Monday, Nov. 09, 1959

The New Pictures

A Summer Place (Warner), based on the 1958 bestseller by Sloan Wilson, tells a story about two families who spend a summer together on an island off the coast of Maine. The first family is Back Bay Boston, gone to shirtsleeves; the second family is Upstate New York, rolling in revenue. The second family pays room and board to the first family, which is too poor to refuse the money but too proud to enjoy taking it.

Anyway, the air, as somebody remarks, is frightfully aphrodisiacal, and pretty soon the place turns into "a perverted Garden of Eden." Wife No. 1 (Dorothy McGuire) and Husband No. 2 (Richard Egan), who had been lovers in their teens, fall in love again, and one night they slip off to the old boathouse together. Meanwhile, Egan's daughter (Sandra Dee) and McGuire's son (Troy Donahue), both in their teens, wreck a sailboat and spend the night on a deserted beach. When Husband No. 1 (Arthur Kennedy) and Wife No. 2 (Constance Ford) wake up to what has been going on, they sue for divorces, demand custody of the children, pack them off to school by the first train. The adulterers get married and live happily ever after in a house that Frank Lloyd Wright built.

The End? Not at all. Having demonstrated the various advantages of adultery, the film goes on to make it clear to the movie audience that sexual dalliance between unmarried adolescents is really quite all right, provided they are in love and are willing to confess all to their parents and stand up in church when the girl gets pregnant.

The picture has been expertly written, directed and produced by an old Hollywood smoothie named Delmer (Destination Tokyo, Kings Go Forth) Daves, but unfortunately Daves's taste is not equal to his technique. Up to a point the story argues for a healthy relativity in morals. But the relativity of A Summer Place is anchored to no absolutes. The film treats adultery as casually as if there were nothing at all holy about matrimony. And along with moral sensitivity, the film lacks social responsibility. The adolescent love scenes are an inflammation to imitation.

The Mouse That Roared (Highroad; Columbia). One day at the height of the silly season, H.R.H. the Grand Duchess Gloriana XII of the Duchy of Grand Fenwick graciously declares that a state of war exists between Grand Fenwick and the United States of America. When the declaration is delivered to the U.S. Department of State, the only reaction it gets is a tired snicker from a bored bureaucrat: "Those guys in the pressroom. All the time making jokes." After all, Grand Fenwick is the smallest independent country in the world, a few square miles left over from the Middle

Ages in the midst of modern Europe, and it would hardly dare to attack the United States with the military resources at its command: a standing army of 20 mailclad bowmen.
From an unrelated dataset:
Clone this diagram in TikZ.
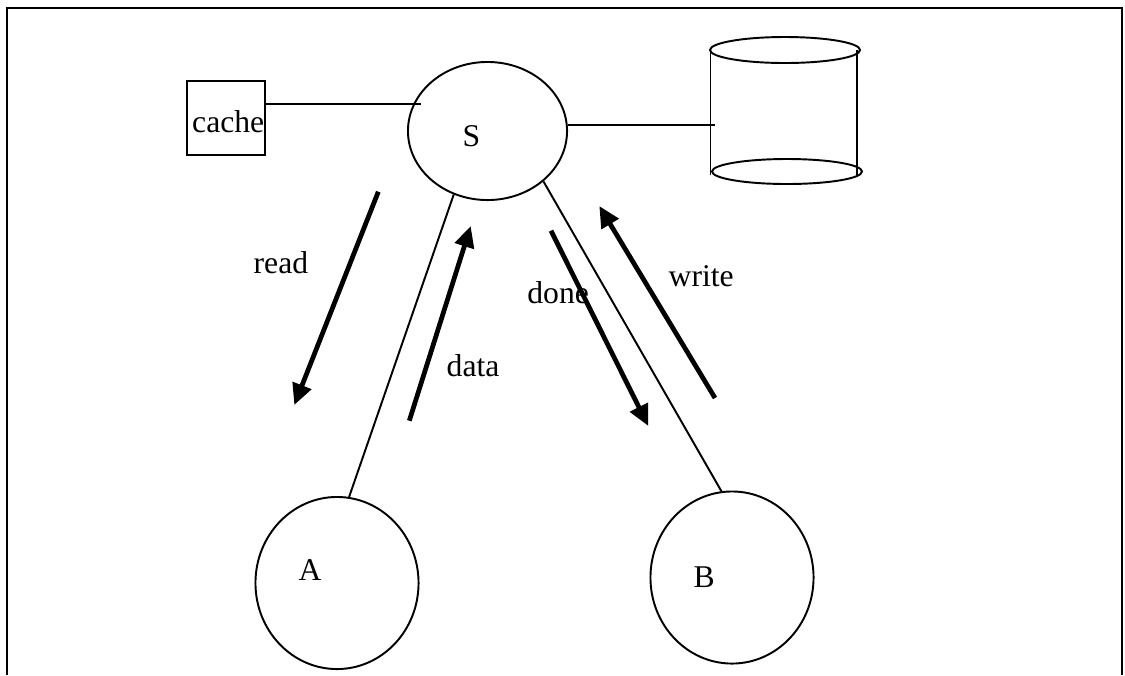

So of course the note turns out to be no joke, and one fine sunny day, during an air-raid drill, an ocean-going tug chugs past the Statue of Liberty, and 20 mailclad bowmen make a beachhead in lower Manhattan. They move inland through deserted streets and occupy a scientific institute--where, as it happens, Dr. Alfred Kokintz, the great physicist, is putting the final touches to the Q-bomb, a football-shaped object that will erase an area of 2,000,000 square miles if it ever explodes. The bowmen capture the bomb and the man who made it, take them back home. Fenwick, they announce, has won the war.

Horror and consternation reign in the daffy duchy, whose rulers had not intended to win the war at all but to lose it. The whole object was to get rich quick on U.S. appropriations for war relief.

The Mouse gets out of this narrative trap, but in the process its tail end is somewhat mangled. Up to that point, though, the Roger MacDougall-Stanley Mann script is a fairly witty example of a rare film form: political burlesque. It keeps the show bouncing along despite a director (Jack Arnold) and a star (Peter Sellers, a sort of second-company Alec Guinness playing several roles) who have not mastered the light-fantastic style that suits and supports this sort of flimsy British whimsy.